- **ITEMS**

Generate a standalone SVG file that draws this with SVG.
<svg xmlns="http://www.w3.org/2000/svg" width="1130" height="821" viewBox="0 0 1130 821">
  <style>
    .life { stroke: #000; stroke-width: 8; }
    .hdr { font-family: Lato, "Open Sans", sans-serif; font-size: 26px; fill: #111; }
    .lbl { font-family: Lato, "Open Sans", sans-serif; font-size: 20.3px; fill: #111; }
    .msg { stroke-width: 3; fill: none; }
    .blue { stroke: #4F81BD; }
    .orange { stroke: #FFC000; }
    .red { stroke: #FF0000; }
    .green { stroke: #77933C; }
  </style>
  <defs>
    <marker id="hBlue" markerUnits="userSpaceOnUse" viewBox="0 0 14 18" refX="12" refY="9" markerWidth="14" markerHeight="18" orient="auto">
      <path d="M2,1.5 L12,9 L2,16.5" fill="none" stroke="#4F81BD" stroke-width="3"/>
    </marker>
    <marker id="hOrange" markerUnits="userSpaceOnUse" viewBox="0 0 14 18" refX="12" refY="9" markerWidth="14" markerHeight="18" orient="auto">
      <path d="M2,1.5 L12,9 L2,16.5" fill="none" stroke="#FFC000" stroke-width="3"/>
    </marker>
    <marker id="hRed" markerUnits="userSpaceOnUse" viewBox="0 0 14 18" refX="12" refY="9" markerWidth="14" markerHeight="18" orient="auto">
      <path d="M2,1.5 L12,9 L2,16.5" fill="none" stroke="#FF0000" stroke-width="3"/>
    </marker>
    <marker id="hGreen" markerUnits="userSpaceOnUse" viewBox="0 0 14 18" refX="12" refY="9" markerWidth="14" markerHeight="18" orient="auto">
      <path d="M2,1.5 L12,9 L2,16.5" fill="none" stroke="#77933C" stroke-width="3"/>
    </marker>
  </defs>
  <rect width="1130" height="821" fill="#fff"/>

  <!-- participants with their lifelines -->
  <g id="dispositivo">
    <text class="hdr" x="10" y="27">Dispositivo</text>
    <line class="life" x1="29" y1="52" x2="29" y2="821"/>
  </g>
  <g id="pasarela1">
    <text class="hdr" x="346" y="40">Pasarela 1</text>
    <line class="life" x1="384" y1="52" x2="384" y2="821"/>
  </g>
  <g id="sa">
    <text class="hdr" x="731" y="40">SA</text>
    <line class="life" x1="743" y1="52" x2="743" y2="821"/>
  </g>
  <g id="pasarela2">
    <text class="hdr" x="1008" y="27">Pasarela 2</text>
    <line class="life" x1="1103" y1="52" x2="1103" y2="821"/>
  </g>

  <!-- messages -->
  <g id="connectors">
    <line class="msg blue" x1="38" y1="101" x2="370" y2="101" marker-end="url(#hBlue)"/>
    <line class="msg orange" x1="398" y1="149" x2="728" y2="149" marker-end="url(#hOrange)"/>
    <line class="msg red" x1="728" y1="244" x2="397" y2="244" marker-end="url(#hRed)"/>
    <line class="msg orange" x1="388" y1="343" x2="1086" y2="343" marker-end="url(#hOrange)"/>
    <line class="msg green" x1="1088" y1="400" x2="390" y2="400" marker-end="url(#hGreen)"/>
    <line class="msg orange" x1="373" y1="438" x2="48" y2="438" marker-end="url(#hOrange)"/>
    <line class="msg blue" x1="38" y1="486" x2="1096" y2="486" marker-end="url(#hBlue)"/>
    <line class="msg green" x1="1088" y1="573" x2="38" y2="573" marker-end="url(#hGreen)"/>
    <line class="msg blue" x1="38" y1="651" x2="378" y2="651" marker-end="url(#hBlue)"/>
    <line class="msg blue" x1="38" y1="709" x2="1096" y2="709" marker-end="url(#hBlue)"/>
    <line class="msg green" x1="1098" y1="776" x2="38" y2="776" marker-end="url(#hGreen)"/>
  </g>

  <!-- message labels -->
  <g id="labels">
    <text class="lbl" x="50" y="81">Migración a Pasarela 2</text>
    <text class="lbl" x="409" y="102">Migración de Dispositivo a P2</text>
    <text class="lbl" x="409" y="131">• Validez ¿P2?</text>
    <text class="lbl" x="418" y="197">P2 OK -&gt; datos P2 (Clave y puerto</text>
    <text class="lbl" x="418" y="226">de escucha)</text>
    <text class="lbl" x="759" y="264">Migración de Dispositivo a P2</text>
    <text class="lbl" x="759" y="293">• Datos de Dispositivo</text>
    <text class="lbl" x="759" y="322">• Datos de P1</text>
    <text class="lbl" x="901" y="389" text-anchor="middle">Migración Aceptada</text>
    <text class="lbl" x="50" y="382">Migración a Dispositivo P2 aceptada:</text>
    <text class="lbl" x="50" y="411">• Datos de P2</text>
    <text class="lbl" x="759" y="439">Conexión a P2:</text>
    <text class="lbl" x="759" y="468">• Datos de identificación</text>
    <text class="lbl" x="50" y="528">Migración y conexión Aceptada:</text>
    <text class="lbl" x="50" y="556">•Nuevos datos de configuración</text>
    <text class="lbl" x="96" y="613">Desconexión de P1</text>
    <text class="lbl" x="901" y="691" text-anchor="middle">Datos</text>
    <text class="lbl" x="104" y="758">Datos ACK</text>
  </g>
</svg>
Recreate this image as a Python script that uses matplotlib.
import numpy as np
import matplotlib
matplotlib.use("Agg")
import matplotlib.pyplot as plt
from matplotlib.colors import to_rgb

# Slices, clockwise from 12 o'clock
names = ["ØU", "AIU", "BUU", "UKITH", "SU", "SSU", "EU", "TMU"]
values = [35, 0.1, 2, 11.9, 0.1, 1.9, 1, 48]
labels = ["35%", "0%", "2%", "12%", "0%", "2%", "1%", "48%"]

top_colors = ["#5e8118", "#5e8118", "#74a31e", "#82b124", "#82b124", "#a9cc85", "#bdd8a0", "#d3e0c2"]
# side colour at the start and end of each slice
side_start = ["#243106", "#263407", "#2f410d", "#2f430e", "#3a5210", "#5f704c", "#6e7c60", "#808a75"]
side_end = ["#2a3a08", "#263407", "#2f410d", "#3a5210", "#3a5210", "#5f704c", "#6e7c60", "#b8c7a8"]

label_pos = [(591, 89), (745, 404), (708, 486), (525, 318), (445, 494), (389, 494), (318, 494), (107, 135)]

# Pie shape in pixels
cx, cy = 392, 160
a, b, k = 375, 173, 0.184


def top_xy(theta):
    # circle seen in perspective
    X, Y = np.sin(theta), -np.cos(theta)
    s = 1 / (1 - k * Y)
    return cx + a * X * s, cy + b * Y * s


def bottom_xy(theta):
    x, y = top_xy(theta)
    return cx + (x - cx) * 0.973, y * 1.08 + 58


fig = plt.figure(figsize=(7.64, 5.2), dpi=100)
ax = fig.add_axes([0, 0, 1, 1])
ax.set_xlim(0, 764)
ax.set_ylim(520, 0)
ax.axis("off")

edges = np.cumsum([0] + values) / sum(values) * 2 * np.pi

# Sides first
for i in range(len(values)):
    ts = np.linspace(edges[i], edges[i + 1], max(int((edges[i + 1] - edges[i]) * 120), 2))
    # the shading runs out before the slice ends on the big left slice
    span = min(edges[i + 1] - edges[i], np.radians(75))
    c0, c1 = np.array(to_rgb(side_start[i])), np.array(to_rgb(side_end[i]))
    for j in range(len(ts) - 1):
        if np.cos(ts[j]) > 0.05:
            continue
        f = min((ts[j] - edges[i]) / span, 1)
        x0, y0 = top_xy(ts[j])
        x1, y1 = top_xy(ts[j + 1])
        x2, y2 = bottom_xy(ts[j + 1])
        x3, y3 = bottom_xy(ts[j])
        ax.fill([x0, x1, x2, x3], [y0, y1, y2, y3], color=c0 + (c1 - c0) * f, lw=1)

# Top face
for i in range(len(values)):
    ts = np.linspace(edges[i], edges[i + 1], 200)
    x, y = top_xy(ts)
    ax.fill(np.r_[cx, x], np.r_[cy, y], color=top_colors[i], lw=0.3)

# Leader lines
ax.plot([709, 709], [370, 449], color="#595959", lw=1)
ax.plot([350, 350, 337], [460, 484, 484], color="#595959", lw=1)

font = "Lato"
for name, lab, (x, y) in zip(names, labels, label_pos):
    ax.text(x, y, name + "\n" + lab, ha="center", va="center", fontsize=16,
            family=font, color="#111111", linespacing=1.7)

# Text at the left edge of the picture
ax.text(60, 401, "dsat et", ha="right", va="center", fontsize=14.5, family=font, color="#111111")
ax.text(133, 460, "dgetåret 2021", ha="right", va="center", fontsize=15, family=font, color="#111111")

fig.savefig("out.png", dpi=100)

- **WHAT THE TASK ASKS**
Copy the records above exactly, beginning at the line that contains "Recreate this image" and stopping after the line that contains "edges = np.cumsum([0]".

- **EXERCISE SOLUTION**
Recreate this image as a Python script that uses matplotlib.
import numpy as np
import matplotlib
matplotlib.use("Agg")
import matplotlib.pyplot as plt
from matplotlib.colors import to_rgb

# Slices, clockwise from 12 o'clock
names = ["ØU", "AIU", "BUU", "UKITH", "SU", "SSU", "EU", "TMU"]
values = [35, 0.1, 2, 11.9, 0.1, 1.9, 1, 48]
labels = ["35%", "0%", "2%", "12%", "0%", "2%", "1%", "48%"]

top_colors = ["#5e8118", "#5e8118", "#74a31e", "#82b124", "#82b124", "#a9cc85", "#bdd8a0", "#d3e0c2"]
# side colour at the start and end of each slice
side_start = ["#243106", "#263407", "#2f410d", "#2f430e", "#3a5210", "#5f704c", "#6e7c60", "#808a75"]
side_end = ["#2a3a08", "#263407", "#2f410d", "#3a5210", "#3a5210", "#5f704c", "#6e7c60", "#b8c7a8"]

label_pos = [(591, 89), (745, 404), (708, 486), (525, 318), (445, 494), (389, 494), (318, 494), (107, 135)]

# Pie shape in pixels
cx, cy = 392, 160
a, b, k = 375, 173, 0.184


def top_xy(theta):
    # circle seen in perspective
    X, Y = np.sin(theta), -np.cos(theta)
    s = 1 / (1 - k * Y)
    return cx + a * X * s, cy + b * Y * s


def bottom_xy(theta):
    x, y = top_xy(theta)
    return cx + (x - cx) * 0.973, y * 1.08 + 58


fig = plt.figure(figsize=(7.64, 5.2), dpi=100)
ax = fig.add_axes([0, 0, 1, 1])
ax.set_xlim(0, 764)
ax.set_ylim(520, 0)
ax.axis("off")

edges = np.cumsum([0] + values) / sum(values) * 2 * np.pi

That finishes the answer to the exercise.